Basically, my feeling is that it’s on the cusp of production ready
and I intend for 1.0 to be production ready, that will probably be in a couple releases
Jonathan Halterman
@jhalterman
Mar 11 2016 01:34
...young in terms of deployments in the wild, certainly not in terms of development time.
Jordan Halterman
@kuujo
Mar 11 2016 01:34
indeed that
Jonathan Halterman
@jhalterman
Mar 11 2016 01:34
It's been a few years in the works now.
Jordan Halterman
@kuujo
Mar 11 2016 01:36
atomix has much of the actual commit history for Copycat from which it was separated a while back, so there are actually thousands of commits and a few years of experience behind it. Until late last year, it was a lot of research and experimentation, but the last many months have been focused solely on stability with daily commits
Jean-François Im
@jfim
Mar 11 2016 02:11
Thanks, sounds like quite a bit of work went into stabilization lately, which is always a good sign
Jordan Halterman
@kuujo
Mar 11 2016 02:12
You could probably email Madan and ask him about his experience if you’d like. He’s been around for a long time and has been working on projects with it for a long time.
Jean-François Im
@jfim
Mar 11 2016 02:13
Well I'll try building something with it and see how many pieces I end up with in the end, hoping it's only one :)
Jordan Halterman
@kuujo
Mar 11 2016 02:13
haha
Jean-François Im
@jfim
Mar 11 2016 02:16
From what I've seen, the documentation and design are clean and well written, so it's time to kick some tires
Thanks for the info, I'll go try it out
Jordan Halterman
@kuujo
Mar 11 2016 02:18
:-D good luck! We're always (usually) around. Personally, I think documentation is very critical even if it’s sometimes hard to keep up. Most of the Copycat documentation is great and really accurate/relevant though.
Jean-François Im
@jfim
Mar 11 2016 02:19
It's great documentation actually, it looks polished and doesn't seem like an afterthought
Jordan Halterman
@kuujo
Mar 11 2016 10:08
@jfim FYI I just pushed new Catalyst and Copycat releases. Both just with various minor bug fixes in serialization and snapshotting in Copycat. Will be finishing up the website docs for Copycat this weekend, but in the meantime the Javadoc is pretty extensive and up-to-date. Also on that note, since you're working in Copycat you might be interested to know that all Atomix resources are also Copycat state machines.
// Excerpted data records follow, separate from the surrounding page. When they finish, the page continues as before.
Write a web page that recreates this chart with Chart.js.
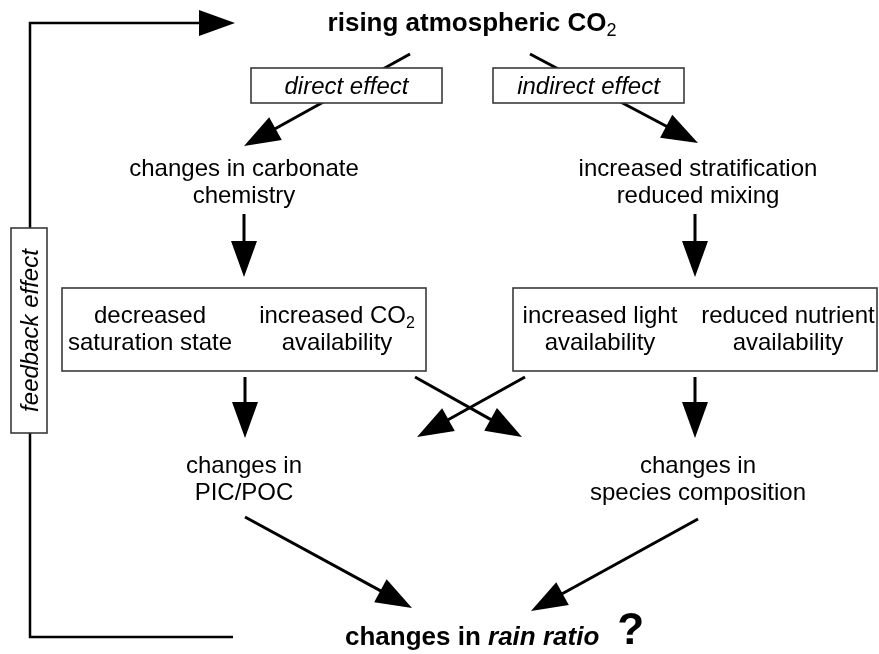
<!DOCTYPE html>
<html><head><meta charset="utf-8">
<script src="https://cdn.jsdelivr.net/npm/chart.js@4"></script>
<style>html,body{margin:0;padding:0;background:#fff}#wrap{width:879px;height:654px}</style>
</head><body><div id="wrap"><canvas id="c" width="879" height="654"></canvas></div>
<script>
// ---- diagram content ----
const titleText = 'rising atmospheric CO_2';
const titleAnchor = [472, 31];
const resultRuns = ['changes in ', 'rain ratio', '?'];
const resultAnchor = [345, 645];

const nodeLabels = [
  'changes in carbonate\nchemistry',
  'increased stratification\nreduced mixing',
  'decreased\nsaturation state',
  'increased CO_2\navailability',
  'increased light\navailability',
  'reduced nutrient\navailability',
  'changes in\nPIC/POC',
  'changes in\nspecies composition'
];
const nodeX = [244, 698, 150, 337, 600, 788, 244, 698];
const nodeY = [176, 176, 323, 323, 323, 323, 473, 473];

const boxLabels = ['direct effect', 'indirect effect', '', '', 'feedback effect'];
const boxLeft   = [251, 493, 62, 513, 11];
const boxRight  = [442, 684, 426, 877, 47];
const boxTop    = [68, 68, 288, 288, 228];
const boxBottom = [103, 103, 371, 371, 433];

const arrowFrom = [[410,54],[530,54],[244,214],[695,214],[245,377],[695,377],[415,377],[525,377],[245,517],[698,519]];
const arrowTo   = [[244,146],[698,143],[244,277],[695,277],[245,438],[695,438],[522,437],[417,437],[412,608],[531,611]];
const feedbackPath = [[233,637],[30,637],[30,23],[235,23]];

// ---- rendering ----
const FONT = "'Liberation Sans', Arial, Helvetica, sans-serif";
const HEAD_LEN = 36, HEAD_HALF = 13;

function shorten(from, to, len) {
  const dx = to[0]-from[0], dy = to[1]-from[1], d = Math.hypot(dx, dy);
  return [to[0]-dx/d*len, to[1]-dy/d*len];
}
const pts = a => a.map(p => ({x:p[0], y:p[1]}));

const datasets = arrowFrom.map((f, i) => ({
  data: pts([f, shorten(f, arrowTo[i], HEAD_LEN-4)]),
  showLine: true, borderColor: '#000', borderWidth: 3, pointRadius: 0, borderCapStyle: 'butt'
}));
const fb = feedbackPath.slice(0, 3).concat([shorten(feedbackPath[2], feedbackPath[3], HEAD_LEN-4)]);
datasets.push({ data: pts(fb), showLine: true, borderColor: '#000', borderWidth: 2.5, pointRadius: 0,
  borderJoinStyle: 'miter', borderCapStyle: 'butt', tension: 0 });

function font(size, weight, style) { return (style||'normal') + ' ' + (weight||'normal') + ' ' + size + 'px ' + FONT; }

function drawRich(ctx, str, x, y, size, weight, style, align) {
  const parts = str.split(/_(\w)/);
  const runs = parts.map((t, i) => i % 2 ? {t, f: font(Math.round(size*0.68), 'normal', style), dy: size*0.2}
                                          : {t, f: font(size, weight, style), dy: 0});
  let total = 0;
  runs.forEach(r => { ctx.font = r.f; r.w = ctx.measureText(r.t).width; total += r.w; });
  let cx = align === 'left' ? x : x - total/2;
  ctx.textAlign = 'left'; ctx.textBaseline = 'alphabetic';
  runs.forEach(r => { ctx.font = r.f; ctx.fillText(r.t, cx, y + r.dy); cx += r.w; });
}

const diagram = {
  id: 'diagram',
  afterDatasetsDraw(chart) {
    const ctx = chart.ctx, sx = chart.scales.x, sy = chart.scales.y;
    const px = v => sx.getPixelForValue(v), py = v => sy.getPixelForValue(v);
    ctx.save();
    // arrow heads
    const heads = arrowFrom.map((f, i) => [f, arrowTo[i]]);
    heads.push([feedbackPath[2], feedbackPath[3]]);
    ctx.fillStyle = '#000';
    heads.forEach(([f, t]) => {
      const x0 = px(f[0]), y0 = py(f[1]), x1 = px(t[0]), y1 = py(t[1]);
      const d = Math.hypot(x1-x0, y1-y0), ux = (x1-x0)/d, uy = (y1-y0)/d;
      const bx = x1 - ux*HEAD_LEN, by = y1 - uy*HEAD_LEN;
      ctx.beginPath();
      ctx.moveTo(x1, y1);
      ctx.lineTo(bx - uy*HEAD_HALF, by + ux*HEAD_HALF);
      ctx.lineTo(bx + uy*HEAD_HALF, by - ux*HEAD_HALF);
      ctx.closePath();
      ctx.fill();
    });
    // boxes
    boxLabels.forEach((lab, i) => {
      const l = px(boxLeft[i]), r = px(boxRight[i]), t = py(boxTop[i]), b = py(boxBottom[i]);
      ctx.fillStyle = '#fff';
      ctx.fillRect(l, t, r-l, b-t);
      ctx.strokeStyle = '#3a3a3a'; ctx.lineWidth = 1.6;
      ctx.strokeRect(l, t, r-l, b-t);
      if (!lab) return;
      ctx.fillStyle = '#000';
      if (b - t > r - l) {
        ctx.save();
        ctx.translate((l+r)/2 + 9, (t+b)/2);
        ctx.rotate(-Math.PI/2);
        drawRich(ctx, lab, 0, 0, 24, 'normal', 'italic', 'center');
        ctx.restore();
      } else {
        drawRich(ctx, lab, (l+r)/2, (t+b)/2 + 8.5, 24, 'normal', 'italic', 'center');
      }
    });
    // node texts
    ctx.fillStyle = '#000';
    nodeLabels.forEach((lab, i) => {
      lab.split('\n').forEach((line, k) => drawRich(ctx, line, px(nodeX[i]), py(nodeY[i]) + k*27, 24, 'normal', 'normal', 'center'));
    });
    // title
    drawRich(ctx, titleText, px(titleAnchor[0]), py(titleAnchor[1]), 26, 'bold', 'normal', 'center');
    // result
    let x = px(resultAnchor[0]); const y = py(resultAnchor[1]);
    ctx.textAlign = 'left'; ctx.textBaseline = 'alphabetic';
    ctx.font = font(26, 'bold'); ctx.fillText(resultRuns[0], x, y); x += ctx.measureText(resultRuns[0]).width;
    ctx.font = font(26, 'bold', 'italic'); ctx.fillText(resultRuns[1], x, y); x += ctx.measureText(resultRuns[1]).width;
    ctx.font = font(44, 'bold'); ctx.fillText(resultRuns[2], x + 18, y - 1);
    ctx.restore();
  }
};

new Chart(document.getElementById('c'), {
  type: 'scatter',
  data: { datasets },
  options: {
    responsive: false, animation: false, devicePixelRatio: 1,
    layout: { padding: 0 },
    plugins: { legend: { display: false }, tooltip: { enabled: false } },
    events: [],
    scales: {
      x: { type: 'linear', min: 0, max: 879, display: false },
      y: { type: 'linear', min: 0, max: 654, reverse: true, display: false }
    }
  },
  plugins: [diagram]
});
</script></body></html>
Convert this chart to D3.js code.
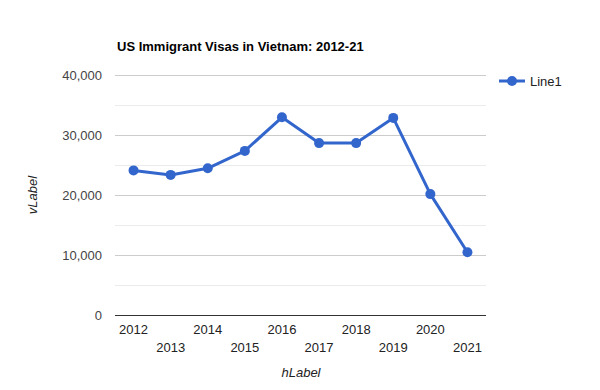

So, all of the Atomix resources (variables, collections, locks, leader election, etc) are just implementations of StateMachine with a nicer API, and they therefore also serve as real-world examples of state machines. The resource state machines can be found under the *.state.* packages throughout Atomix. Note, though, that most of the Atomix state machines use incremental log compaction by tracking the liveness of commits and releasing (closeing) commits that no longer contribute to the state machine's state. But as I mentioned, Copycat optionally abstracts this away for Snapshottable state machines. Snapshotting is simpler to implement in a state machine, but tracking liveness allows for the replication optimizations I mentioned earlier. For the examples in Atomix, the LongState (DistributedLongs state machine) implements snapshotting, and the rest use incremental compaction. The process of incremental compaction is not yet described completely on the website, but perhaps the plethora of examples account for the lack of documentation. Even if parts of the docs are good now, the rest will continue to be developed until the full 1.0 release.